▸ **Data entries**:
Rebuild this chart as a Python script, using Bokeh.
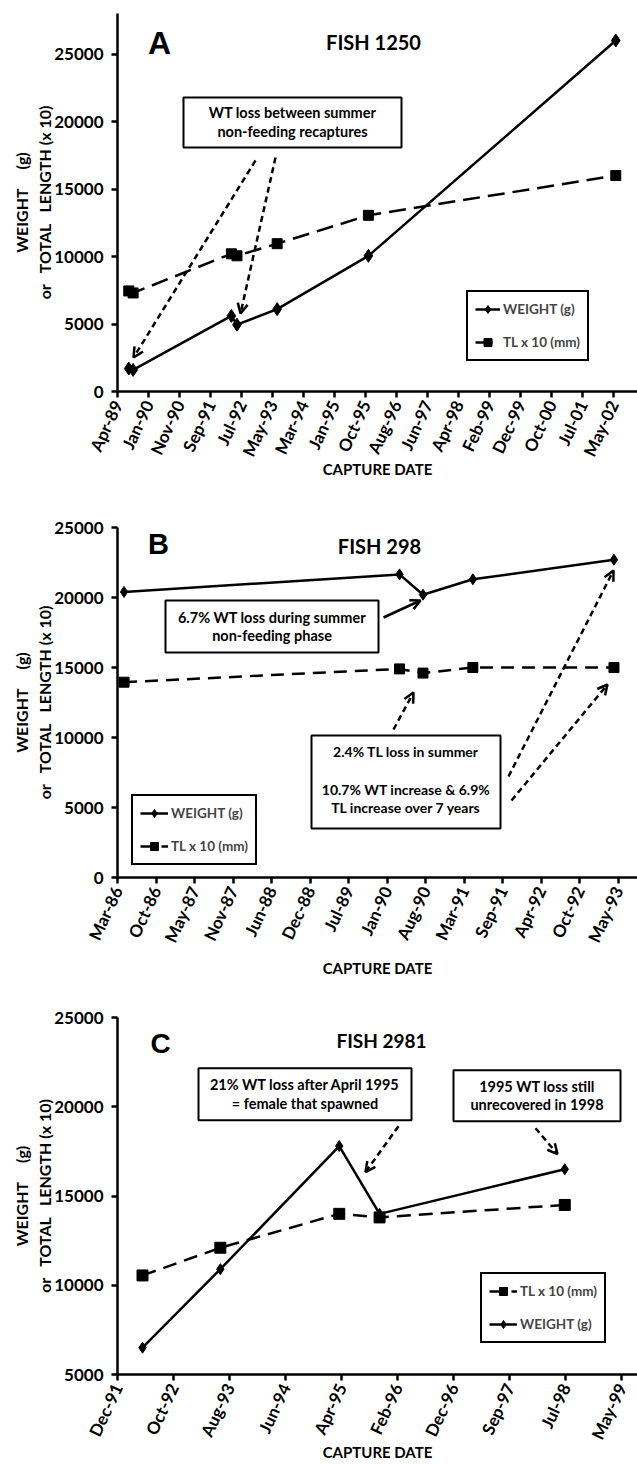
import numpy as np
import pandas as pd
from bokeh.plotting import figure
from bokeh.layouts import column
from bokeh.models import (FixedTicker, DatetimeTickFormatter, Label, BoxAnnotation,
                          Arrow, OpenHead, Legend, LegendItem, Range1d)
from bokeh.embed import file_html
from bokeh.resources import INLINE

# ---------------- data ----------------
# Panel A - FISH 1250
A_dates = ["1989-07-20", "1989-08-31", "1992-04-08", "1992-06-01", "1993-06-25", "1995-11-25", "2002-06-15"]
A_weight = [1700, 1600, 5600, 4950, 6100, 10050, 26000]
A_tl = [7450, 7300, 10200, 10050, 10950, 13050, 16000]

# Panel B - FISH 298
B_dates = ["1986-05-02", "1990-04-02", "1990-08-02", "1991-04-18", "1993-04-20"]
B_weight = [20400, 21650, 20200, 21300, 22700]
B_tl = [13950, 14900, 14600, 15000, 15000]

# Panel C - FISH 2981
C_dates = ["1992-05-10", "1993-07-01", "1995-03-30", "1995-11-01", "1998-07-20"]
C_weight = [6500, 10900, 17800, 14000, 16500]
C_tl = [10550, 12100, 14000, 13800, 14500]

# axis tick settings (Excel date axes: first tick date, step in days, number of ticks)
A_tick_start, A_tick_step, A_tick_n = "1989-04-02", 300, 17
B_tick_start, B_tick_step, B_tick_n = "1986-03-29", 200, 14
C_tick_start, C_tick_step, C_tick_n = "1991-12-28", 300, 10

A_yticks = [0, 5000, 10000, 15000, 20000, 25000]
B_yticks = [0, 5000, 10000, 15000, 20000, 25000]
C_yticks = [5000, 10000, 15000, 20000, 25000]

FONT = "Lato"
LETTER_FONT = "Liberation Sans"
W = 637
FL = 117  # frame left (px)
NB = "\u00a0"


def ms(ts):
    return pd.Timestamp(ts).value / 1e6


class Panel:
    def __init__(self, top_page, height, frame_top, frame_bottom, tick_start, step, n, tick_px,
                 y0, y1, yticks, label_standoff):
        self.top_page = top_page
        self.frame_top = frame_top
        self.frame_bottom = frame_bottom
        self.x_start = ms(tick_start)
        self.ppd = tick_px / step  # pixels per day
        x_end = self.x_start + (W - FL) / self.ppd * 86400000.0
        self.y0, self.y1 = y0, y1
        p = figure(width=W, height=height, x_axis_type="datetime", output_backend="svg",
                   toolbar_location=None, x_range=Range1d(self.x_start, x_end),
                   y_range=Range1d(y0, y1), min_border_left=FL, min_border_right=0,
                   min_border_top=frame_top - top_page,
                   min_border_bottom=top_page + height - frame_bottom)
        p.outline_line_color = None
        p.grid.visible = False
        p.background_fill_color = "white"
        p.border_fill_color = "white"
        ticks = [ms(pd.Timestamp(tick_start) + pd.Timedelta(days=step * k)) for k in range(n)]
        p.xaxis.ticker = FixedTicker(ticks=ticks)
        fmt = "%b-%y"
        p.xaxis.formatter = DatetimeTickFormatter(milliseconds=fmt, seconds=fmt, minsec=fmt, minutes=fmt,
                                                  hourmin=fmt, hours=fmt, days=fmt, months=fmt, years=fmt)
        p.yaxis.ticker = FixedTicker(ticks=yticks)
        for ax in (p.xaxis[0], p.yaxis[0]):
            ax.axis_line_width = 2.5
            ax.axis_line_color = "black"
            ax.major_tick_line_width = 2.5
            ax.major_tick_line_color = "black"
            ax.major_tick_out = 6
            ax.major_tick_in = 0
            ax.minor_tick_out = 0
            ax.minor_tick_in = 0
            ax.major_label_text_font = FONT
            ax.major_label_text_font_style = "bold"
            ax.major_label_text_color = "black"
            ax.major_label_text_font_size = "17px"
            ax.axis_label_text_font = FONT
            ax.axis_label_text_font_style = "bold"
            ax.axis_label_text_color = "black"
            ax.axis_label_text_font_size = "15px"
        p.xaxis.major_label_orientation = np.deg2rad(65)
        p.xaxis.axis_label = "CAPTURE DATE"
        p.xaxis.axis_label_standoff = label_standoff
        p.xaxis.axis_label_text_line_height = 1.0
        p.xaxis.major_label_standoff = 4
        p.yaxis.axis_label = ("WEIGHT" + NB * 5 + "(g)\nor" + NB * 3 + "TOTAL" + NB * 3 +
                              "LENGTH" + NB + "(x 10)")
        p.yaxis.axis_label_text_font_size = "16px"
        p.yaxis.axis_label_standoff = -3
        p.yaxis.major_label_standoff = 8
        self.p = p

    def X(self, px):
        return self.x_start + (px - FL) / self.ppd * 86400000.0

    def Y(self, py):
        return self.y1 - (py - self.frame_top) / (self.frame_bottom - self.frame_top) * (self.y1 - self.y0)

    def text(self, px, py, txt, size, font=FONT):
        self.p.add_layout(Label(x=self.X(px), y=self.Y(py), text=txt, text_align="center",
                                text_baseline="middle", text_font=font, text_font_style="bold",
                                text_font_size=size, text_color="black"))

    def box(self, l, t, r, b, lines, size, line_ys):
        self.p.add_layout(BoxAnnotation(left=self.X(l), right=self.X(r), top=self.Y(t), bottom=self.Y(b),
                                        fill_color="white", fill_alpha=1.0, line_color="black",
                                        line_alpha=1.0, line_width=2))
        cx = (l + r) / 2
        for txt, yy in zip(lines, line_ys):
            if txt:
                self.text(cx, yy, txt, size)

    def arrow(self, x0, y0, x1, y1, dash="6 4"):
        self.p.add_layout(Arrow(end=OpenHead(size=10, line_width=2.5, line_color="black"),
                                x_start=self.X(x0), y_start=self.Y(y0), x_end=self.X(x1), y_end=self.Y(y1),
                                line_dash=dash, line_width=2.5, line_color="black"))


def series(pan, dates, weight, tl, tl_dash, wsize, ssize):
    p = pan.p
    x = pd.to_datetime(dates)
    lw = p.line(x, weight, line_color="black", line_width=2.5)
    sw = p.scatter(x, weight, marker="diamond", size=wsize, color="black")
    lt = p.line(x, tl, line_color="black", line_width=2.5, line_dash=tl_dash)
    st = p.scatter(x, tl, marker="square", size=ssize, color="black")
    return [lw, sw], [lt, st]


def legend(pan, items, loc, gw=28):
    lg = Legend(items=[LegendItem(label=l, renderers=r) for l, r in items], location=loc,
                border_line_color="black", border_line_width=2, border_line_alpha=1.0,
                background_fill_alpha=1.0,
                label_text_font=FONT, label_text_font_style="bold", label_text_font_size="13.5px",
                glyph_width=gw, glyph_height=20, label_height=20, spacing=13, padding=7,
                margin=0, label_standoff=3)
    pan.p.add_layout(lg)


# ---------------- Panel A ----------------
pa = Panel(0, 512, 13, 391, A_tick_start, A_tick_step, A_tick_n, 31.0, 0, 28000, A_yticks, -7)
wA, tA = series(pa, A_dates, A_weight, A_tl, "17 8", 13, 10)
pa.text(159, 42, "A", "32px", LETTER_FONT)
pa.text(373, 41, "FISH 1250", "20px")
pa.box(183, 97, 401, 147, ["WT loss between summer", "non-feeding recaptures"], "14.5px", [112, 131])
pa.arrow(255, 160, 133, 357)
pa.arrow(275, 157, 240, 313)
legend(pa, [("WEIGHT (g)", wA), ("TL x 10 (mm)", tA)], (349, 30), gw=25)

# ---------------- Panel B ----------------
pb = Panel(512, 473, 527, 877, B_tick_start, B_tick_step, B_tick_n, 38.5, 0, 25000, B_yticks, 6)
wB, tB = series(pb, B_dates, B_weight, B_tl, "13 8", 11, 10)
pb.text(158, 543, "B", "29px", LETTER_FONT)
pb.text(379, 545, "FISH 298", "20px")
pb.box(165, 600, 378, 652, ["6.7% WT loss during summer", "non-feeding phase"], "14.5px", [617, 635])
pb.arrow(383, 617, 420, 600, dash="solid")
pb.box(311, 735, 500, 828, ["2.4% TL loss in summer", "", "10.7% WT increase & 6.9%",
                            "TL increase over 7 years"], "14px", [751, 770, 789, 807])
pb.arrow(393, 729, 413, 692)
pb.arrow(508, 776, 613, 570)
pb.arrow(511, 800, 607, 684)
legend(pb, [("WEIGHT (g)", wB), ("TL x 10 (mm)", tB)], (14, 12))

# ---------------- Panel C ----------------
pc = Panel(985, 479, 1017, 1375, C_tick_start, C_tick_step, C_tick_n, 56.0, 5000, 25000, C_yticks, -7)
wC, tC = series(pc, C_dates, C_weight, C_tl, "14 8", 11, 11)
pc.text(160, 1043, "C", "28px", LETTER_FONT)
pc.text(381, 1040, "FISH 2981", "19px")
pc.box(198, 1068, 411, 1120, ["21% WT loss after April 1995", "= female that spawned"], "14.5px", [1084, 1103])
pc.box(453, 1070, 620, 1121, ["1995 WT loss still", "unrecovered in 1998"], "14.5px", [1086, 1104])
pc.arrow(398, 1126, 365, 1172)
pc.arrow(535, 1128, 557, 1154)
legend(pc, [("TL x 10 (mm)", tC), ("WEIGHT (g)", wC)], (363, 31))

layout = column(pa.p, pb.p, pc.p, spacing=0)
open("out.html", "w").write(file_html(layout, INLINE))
==
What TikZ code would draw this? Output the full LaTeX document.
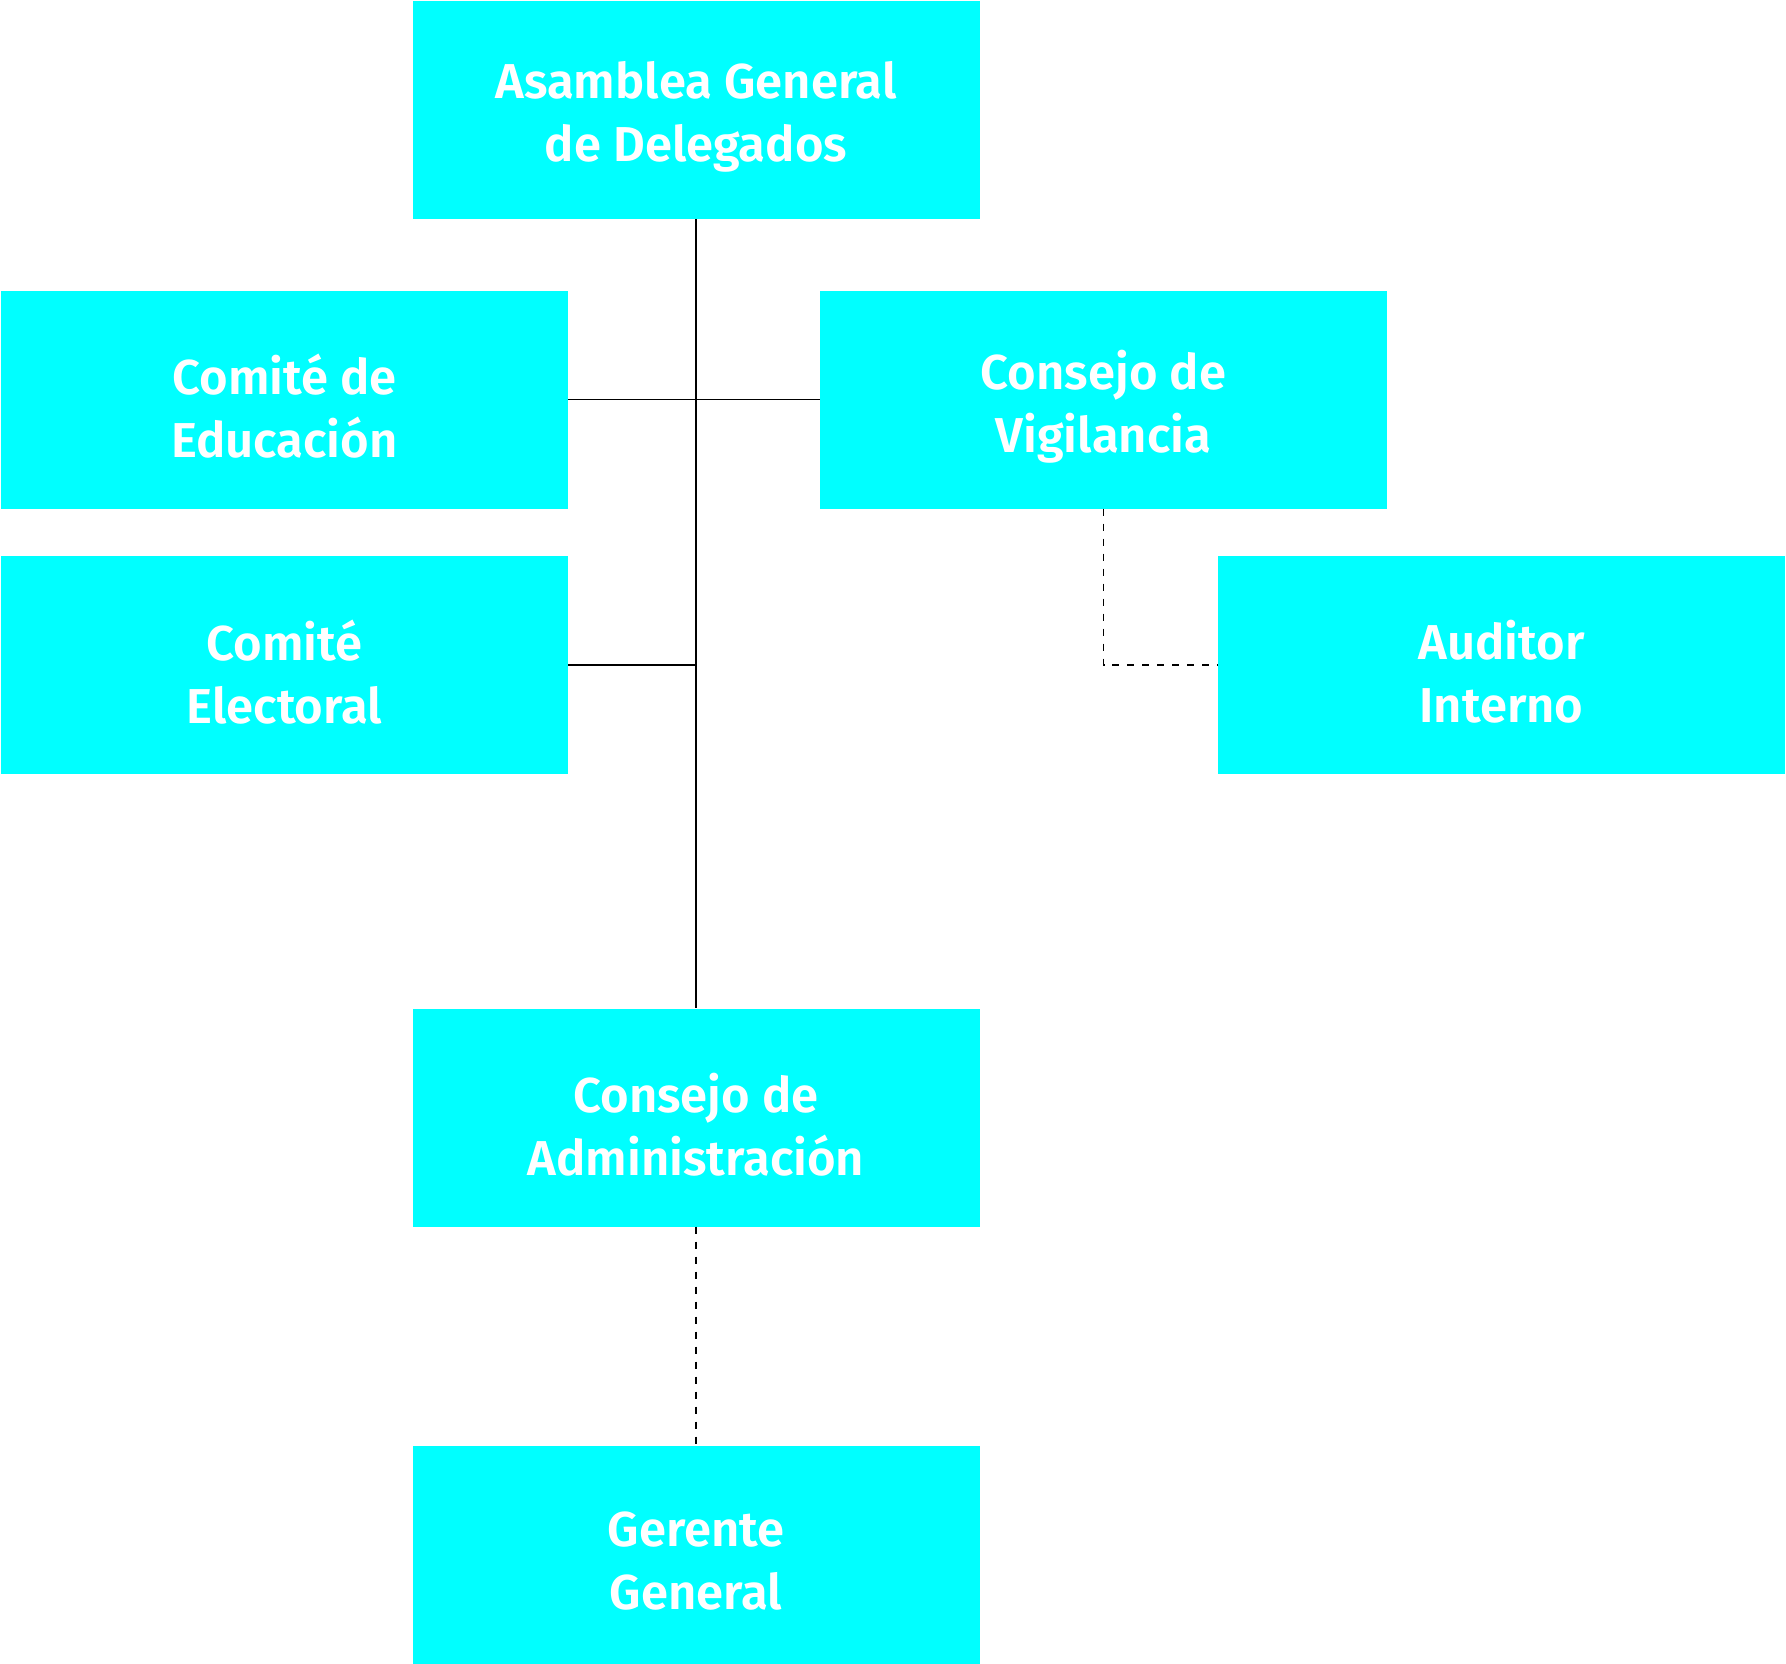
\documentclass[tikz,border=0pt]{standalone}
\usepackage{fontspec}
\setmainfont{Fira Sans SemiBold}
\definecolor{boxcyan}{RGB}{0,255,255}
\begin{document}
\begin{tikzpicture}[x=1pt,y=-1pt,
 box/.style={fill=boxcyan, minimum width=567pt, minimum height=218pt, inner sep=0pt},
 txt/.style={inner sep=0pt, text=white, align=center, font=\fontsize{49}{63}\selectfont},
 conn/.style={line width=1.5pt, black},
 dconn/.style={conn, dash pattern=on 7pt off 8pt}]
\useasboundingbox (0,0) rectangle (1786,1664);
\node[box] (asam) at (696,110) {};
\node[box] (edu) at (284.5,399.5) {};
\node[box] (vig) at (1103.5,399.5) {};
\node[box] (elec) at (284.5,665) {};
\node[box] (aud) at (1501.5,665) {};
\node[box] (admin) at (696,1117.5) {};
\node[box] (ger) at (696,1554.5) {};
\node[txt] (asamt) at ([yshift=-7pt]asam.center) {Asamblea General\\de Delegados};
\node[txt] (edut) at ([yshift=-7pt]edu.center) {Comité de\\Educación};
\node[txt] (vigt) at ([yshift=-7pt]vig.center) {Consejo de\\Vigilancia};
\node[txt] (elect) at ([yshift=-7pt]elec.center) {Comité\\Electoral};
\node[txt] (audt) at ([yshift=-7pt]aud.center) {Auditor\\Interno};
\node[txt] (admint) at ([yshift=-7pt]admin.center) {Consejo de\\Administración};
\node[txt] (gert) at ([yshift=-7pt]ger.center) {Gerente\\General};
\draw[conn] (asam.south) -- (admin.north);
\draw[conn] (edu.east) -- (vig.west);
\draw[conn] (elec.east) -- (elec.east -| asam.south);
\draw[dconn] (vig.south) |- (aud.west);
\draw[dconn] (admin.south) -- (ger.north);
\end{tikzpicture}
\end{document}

▸ **What you will do**:
Above are records with pictures. Reproduce exactly only the lines from the line with "Rebuild this chart" through the line with "A_tl = [7450, 7300, 10200, 10050, 10950, 13050, 16000]", both ends included, and leave the pictures out.

▸ **Result for this exercise**:
Rebuild this chart as a Python script, using Bokeh.
import numpy as np
import pandas as pd
from bokeh.plotting import figure
from bokeh.layouts import column
from bokeh.models import (FixedTicker, DatetimeTickFormatter, Label, BoxAnnotation,
                          Arrow, OpenHead, Legend, LegendItem, Range1d)
from bokeh.embed import file_html
from bokeh.resources import INLINE

# ---------------- data ----------------
# Panel A - FISH 1250
A_dates = ["1989-07-20", "1989-08-31", "1992-04-08", "1992-06-01", "1993-06-25", "1995-11-25", "2002-06-15"]
A_weight = [1700, 1600, 5600, 4950, 6100, 10050, 26000]
A_tl = [7450, 7300, 10200, 10050, 10950, 13050, 16000]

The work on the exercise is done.